Dal Senegal alla Sicilia con la musica africana nelle vene
Doudou Diouf, arrivato 10 anni fa dall’Africa, ha portato con sé i ritmi del Paese che gli ha dato i natali: la sua storia tra musica, integrazione e tradizioni
Doudou Diouf nasce 46 anni fa in Senegal da padre senegalese e madre maliana, e sin dalla più giovane età, aiutato anche dal crescere in una famiglia di musicisti, si avvicina alla musica e alla danza tradizionale africana.
Nel suo paese natale forma, insieme ai suoi fratelli, il suo primo gruppo: il “Lilly Group”. La parola “lilly” in dialetto maliano vuol dire “radici” e, in questo caso, simboleggia l’essere africano, non semplicemente senegalese, di Doudou, con tutta la sua voglia di riconnettersi alle sue origini nel Mali, terra natia della madre.
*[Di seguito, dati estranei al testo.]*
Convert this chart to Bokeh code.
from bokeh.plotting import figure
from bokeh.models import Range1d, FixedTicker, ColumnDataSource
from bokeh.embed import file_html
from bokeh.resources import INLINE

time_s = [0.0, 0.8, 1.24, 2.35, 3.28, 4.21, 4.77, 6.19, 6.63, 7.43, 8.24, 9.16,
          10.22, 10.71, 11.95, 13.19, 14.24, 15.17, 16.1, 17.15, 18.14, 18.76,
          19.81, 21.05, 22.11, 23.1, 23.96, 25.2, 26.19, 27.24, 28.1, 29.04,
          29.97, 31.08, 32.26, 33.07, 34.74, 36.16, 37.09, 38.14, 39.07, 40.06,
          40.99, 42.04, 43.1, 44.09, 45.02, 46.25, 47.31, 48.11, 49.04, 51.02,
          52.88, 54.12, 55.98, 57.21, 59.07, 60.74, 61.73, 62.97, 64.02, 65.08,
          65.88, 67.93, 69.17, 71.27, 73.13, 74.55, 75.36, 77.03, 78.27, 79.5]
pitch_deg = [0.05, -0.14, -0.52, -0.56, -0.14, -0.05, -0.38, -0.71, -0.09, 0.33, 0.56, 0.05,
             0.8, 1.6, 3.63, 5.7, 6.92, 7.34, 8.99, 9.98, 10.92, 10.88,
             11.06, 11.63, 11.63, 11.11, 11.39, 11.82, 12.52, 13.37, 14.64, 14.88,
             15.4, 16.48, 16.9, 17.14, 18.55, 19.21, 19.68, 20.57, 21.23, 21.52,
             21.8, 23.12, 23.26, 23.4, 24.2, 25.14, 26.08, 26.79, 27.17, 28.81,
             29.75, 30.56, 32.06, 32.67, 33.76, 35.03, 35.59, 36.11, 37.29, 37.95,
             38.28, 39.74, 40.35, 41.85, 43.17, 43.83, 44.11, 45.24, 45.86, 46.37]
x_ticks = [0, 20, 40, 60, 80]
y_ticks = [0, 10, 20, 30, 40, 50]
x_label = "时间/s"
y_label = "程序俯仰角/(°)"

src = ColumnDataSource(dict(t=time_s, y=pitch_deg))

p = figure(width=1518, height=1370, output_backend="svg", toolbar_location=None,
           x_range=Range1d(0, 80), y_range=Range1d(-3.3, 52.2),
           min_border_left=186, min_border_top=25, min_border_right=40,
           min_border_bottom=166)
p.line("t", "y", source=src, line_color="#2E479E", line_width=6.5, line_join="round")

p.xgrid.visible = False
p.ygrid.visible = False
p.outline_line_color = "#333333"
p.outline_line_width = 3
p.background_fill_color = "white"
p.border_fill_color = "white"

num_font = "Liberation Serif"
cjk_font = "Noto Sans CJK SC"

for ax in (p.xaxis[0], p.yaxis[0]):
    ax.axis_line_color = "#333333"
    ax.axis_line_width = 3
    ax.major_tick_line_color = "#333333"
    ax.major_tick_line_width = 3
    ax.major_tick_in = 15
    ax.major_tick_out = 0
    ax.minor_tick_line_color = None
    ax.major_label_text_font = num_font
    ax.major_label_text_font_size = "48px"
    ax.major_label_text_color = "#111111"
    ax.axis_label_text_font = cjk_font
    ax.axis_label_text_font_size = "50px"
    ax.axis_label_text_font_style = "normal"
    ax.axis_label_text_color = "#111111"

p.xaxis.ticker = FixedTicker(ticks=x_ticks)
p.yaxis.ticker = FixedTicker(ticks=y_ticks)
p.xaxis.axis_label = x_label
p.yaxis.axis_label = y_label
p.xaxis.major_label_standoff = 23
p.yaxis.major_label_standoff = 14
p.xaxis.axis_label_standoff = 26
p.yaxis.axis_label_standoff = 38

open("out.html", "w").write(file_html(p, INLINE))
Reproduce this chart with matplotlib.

La reazione del pubblico è ottima, ma manca qualcosa. Doudou e i fratelli capiscono che l’unico orizzonte possibile è portare la loro musica fuori dai confini africani.
Nel 2004 inizia il loro viaggio: Italia, Germania, Francia, Svizzera sono le loro prime tappe in Europa. Proprio in quell’anno c’è il primo contatto con la Sicilia ma, arrivati a Catania, il gruppo si separa; Doudou, dopo due mesi di permanenza, a causa della scadenza del visto, è costretto a tornare in Senegal, mentre i suoi fratelli rimangono e continuano a lavorare come musicisti nella città etnea.
Quello di Doudou è solo un arrivederci, infatti nel 2011 ritorna in Sicilia, ma questa volta per rimanerci. Grazie ai contatti creati viene nuovamente a Catania per diverse serate. Qui conosce la cantante palermitana Matilde Politi, che lo porterà a Palermo dove, accanto alla sua attività di musicista, fonderà anche una scuola di danze e percussioni africane.
L’evoluzione artistica di Diouf risente chiaramente del suo percorso di vita. L’influenza dell’ambiente siciliano, come anche quello della sua compagna Matilde, infatti, lo porterà a sperimentare interessanti e felici commistioni tra la musica tradizionale africana, che negli anni ha sviscerato, e quella siciliana, che nella sua partner trova un’esponente di primo piano.
La storia di Doudou Diouf non si esaurisce, però, con il mero aspetto musicale; la sua esperienza di migrante ci fornisce, infatti, uno spaccato delle difficoltà con le quali migliaia e migliaia di immigrati devono convivere. La prima barriera che ha dovuto superare è la burocrazia, costretto ad affrontare ben tre anni di trafile burocratiche per ottenere il permesso di soggiorno, documento che ogni due anni va rinnovato.
Questo chiaramente ha avuto delle pesanti ripercussioni anche sulla sua carriera. E’, infatti, lui stesso a raccontarcelo. “Ho ricevuto delle offerte dall’Inghilterra, ma ormai non ho più la forza di ricominciare l’iter burocratico per trasferirmi in un altro paese. Inoltre, le difficoltà per il visto mi impediscono far venire altri musicisti dal Senegal, per evitare loro di affrontare i miei stessi problemi burocratici. Sapendolo, é difficile trovarne di così motivati”.
E’ ovvio che le esperienze positive leniscono i dolori, soprattutto pensando al rapporto con la comunità africana in Sicilia. É stata, infatti, questa a incoraggiarlo ad andare avanti quando, ai primi concerti, e differentemente da ora, la risposta del pubblico italiano era abbastanza fredda. La scuola da lui fondata, poi, funge anche da centro culturale, rendendo Diouf un vero e proprio punto di riferimento per gli africani di Sicilia. Addirittura Doudou racconta divertito di quando un suo connazionale l’ha definito il “Jimmy Hendrix d’Africa”.
Cartina tornasole del successo di Doudou è la grande partecipazione alle lezioni di percussioni. Nel periodo estivo queste si sono svolte all’aperto, sul prato del Foro Italico, dove, oltre a vedere l’entusiastica e numerosa partecipazione degli allievi, è possibile notare che queste di sovente si trasformano in veri e propri concerti improvvisati, per il godimento della folla di palermitani e non che, nei caldi pomeriggi estivi, cercano refrigerio in questo splendido posto del centro storico di Palermo.
Quello che dispiace, però, è che dal suo racconto non sono, purtroppo, assenti storie di ordinaria discriminazione, anche se nelle sue parole troviamo forse la migliore risposta immaginabile: “Episodi spiacevoli ne ho subiti tanti e, anche se sono preparato, sul momento mi feriscono. Poi, però, mi giro e vedo l’affetto di centinaia di persone, così non do più peso ai pochi razzisti. Basta ignorarli”.